[Task to complete]:
Would you write out the listing verbatim and skip every picture in it?

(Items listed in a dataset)
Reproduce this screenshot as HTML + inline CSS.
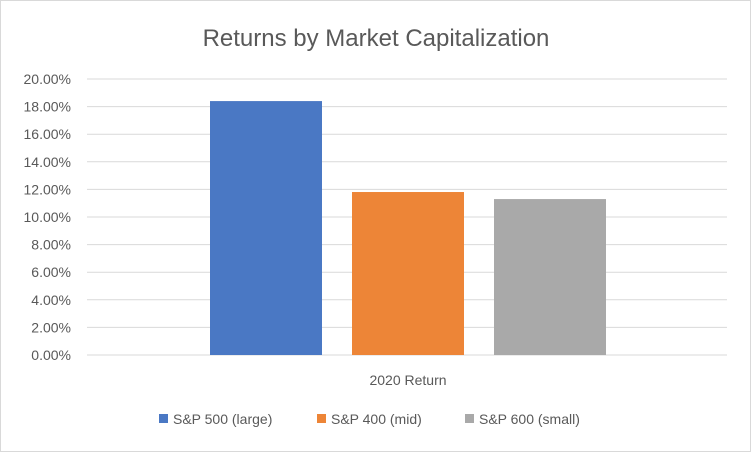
<!DOCTYPE html>
<html><head><meta charset="utf-8"><style>
body{margin:0;background:#fff;font-family:"Liberation Sans",sans-serif}
svg{display:block}
</style></head><body>
<svg width="751" height="452" id="c">
<rect x="0.5" y="0.5" width="750" height="451" fill="#fff" stroke="#d9d9d9"/>
<text x="376" y="46" text-anchor="middle" font-size="24" fill="#595959">Returns by Market Capitalization</text>
<g id="grid"></g><g id="bars"></g>
<text x="408" y="385" text-anchor="middle" font-size="14" fill="#595959">2020 Return</text>
<g id="legend"></g>
</svg>
<script>
const series=["S&P 500 (large)","S&P 400 (mid)","S&P 600 (small)"];
const values=[18.4,11.81,11.3];
const colors=["#4a78c4","#ed8537","#a9a9a9"];
const ticks=[0,2,4,6,8,10,12,14,16,18,20];
const NS="http://www.w3.org/2000/svg";
const x0=87,x1=727,yb=355,yt=79;
const y=v=>yb-(v/20)*(yb-yt);
function mk(t,a,p){const e=document.createElementNS(NS,t);for(const k in a)e.setAttribute(k,a[k]);p.appendChild(e);return e;}
const g=document.getElementById('grid');
ticks.forEach(t=>{
 const l=mk('line',{x1:x0,x2:x1,y1:y(t),y2:y(t),stroke:'#d9d9d9','stroke-width':1},g);
 
 
 const tx=mk('text',{x:71,y:y(t)+5,'text-anchor':'end','font-size':14,fill:'#595959'},g);
 tx.textContent=t.toFixed(2)+'%';
 
 
});
const b=document.getElementById('bars');
const bw=112,gap=30,start=210;
values.forEach((v,i)=>{
 const r=mk('rect',{x:start+i*(bw+gap),y:y(v),width:bw,height:yb-y(v),fill:colors[i]},b);
 
 
});
const lg=document.getElementById('legend');
const lx=[159,317,465];
series.forEach((s,i)=>{
 const r=mk('rect',{x:lx[i],y:414,width:9,height:9,fill:colors[i]},lg);
 
 
 const t=mk('text',{x:lx[i]+14,y:424,'font-size':14,fill:'#595959'},lg);
 t.textContent=s;
 
 
});
</script>
</body></html>
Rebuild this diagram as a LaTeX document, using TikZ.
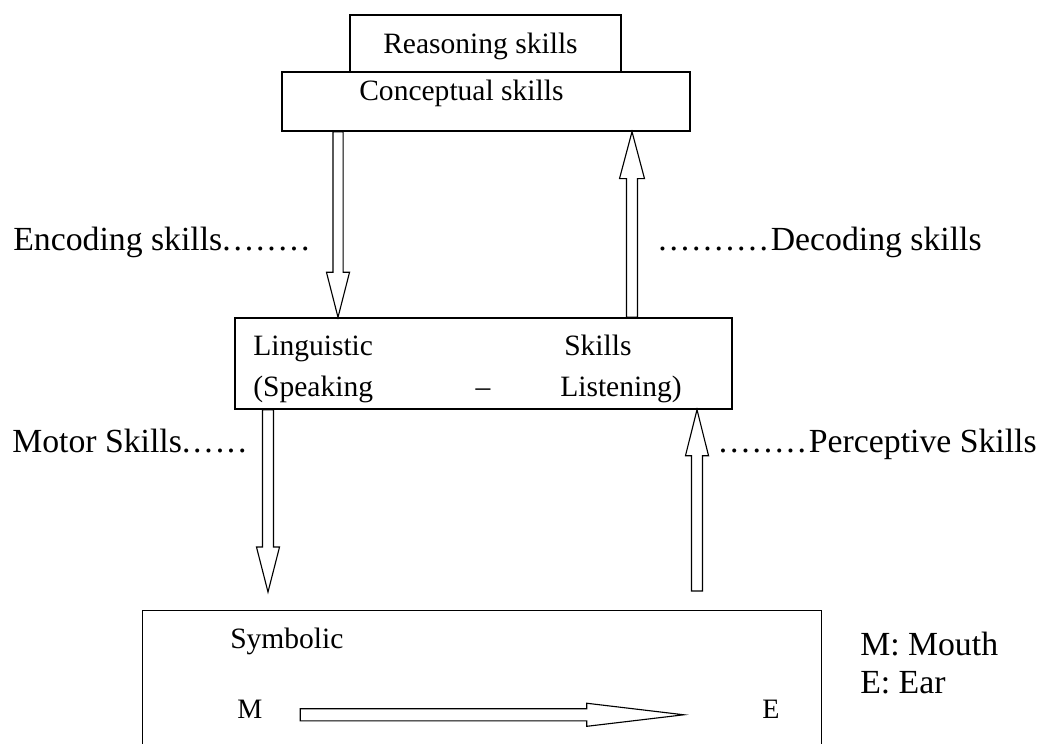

[Written answer]:
Reproduce this screenshot as HTML + inline CSS.
<!DOCTYPE html>
<html><head><meta charset="utf-8"><style>
body{margin:0;background:#fff;font-family:"Liberation Sans",sans-serif}
svg{display:block}
</style></head><body>
<svg width="751" height="452" id="c">
<rect x="0.5" y="0.5" width="750" height="451" fill="#fff" stroke="#d9d9d9"/>
<text x="376" y="46" text-anchor="middle" font-size="24" fill="#595959">Returns by Market Capitalization</text>
<g id="grid"></g><g id="bars"></g>
<text x="408" y="385" text-anchor="middle" font-size="14" fill="#595959">2020 Return</text>
<g id="legend"></g>
</svg>
<script>
const series=["S&P 500 (large)","S&P 400 (mid)","S&P 600 (small)"];
const values=[18.4,11.81,11.3];
const colors=["#4a78c4","#ed8537","#a9a9a9"];
const ticks=[0,2,4,6,8,10,12,14,16,18,20];
const NS="http://www.w3.org/2000/svg";
const x0=87,x1=727,yb=355,yt=79;
const y=v=>yb-(v/20)*(yb-yt);
function mk(t,a,p){const e=document.createElementNS(NS,t);for(const k in a)e.setAttribute(k,a[k]);p.appendChild(e);return e;}
const g=document.getElementById('grid');
ticks.forEach(t=>{
 const l=mk('line',{x1:x0,x2:x1,y1:y(t),y2:y(t),stroke:'#d9d9d9','stroke-width':1},g);
 
 
 const tx=mk('text',{x:71,y:y(t)+5,'text-anchor':'end','font-size':14,fill:'#595959'},g);
 tx.textContent=t.toFixed(2)+'%';
 
 
});
const b=document.getElementById('bars');
const bw=112,gap=30,start=210;
values.forEach((v,i)=>{
 const r=mk('rect',{x:start+i*(bw+gap),y:y(v),width:bw,height:yb-y(v),fill:colors[i]},b);
 
 
});
const lg=document.getElementById('legend');
const lx=[159,317,465];
series.forEach((s,i)=>{
 const r=mk('rect',{x:lx[i],y:414,width:9,height:9,fill:colors[i]},lg);
 
 
 const t=mk('text',{x:lx[i]+14,y:424,'font-size':14,fill:'#595959'},lg);
 t.textContent=s;
 
 
});
</script>
</body></html>
Rebuild this diagram as a LaTeX document, using TikZ.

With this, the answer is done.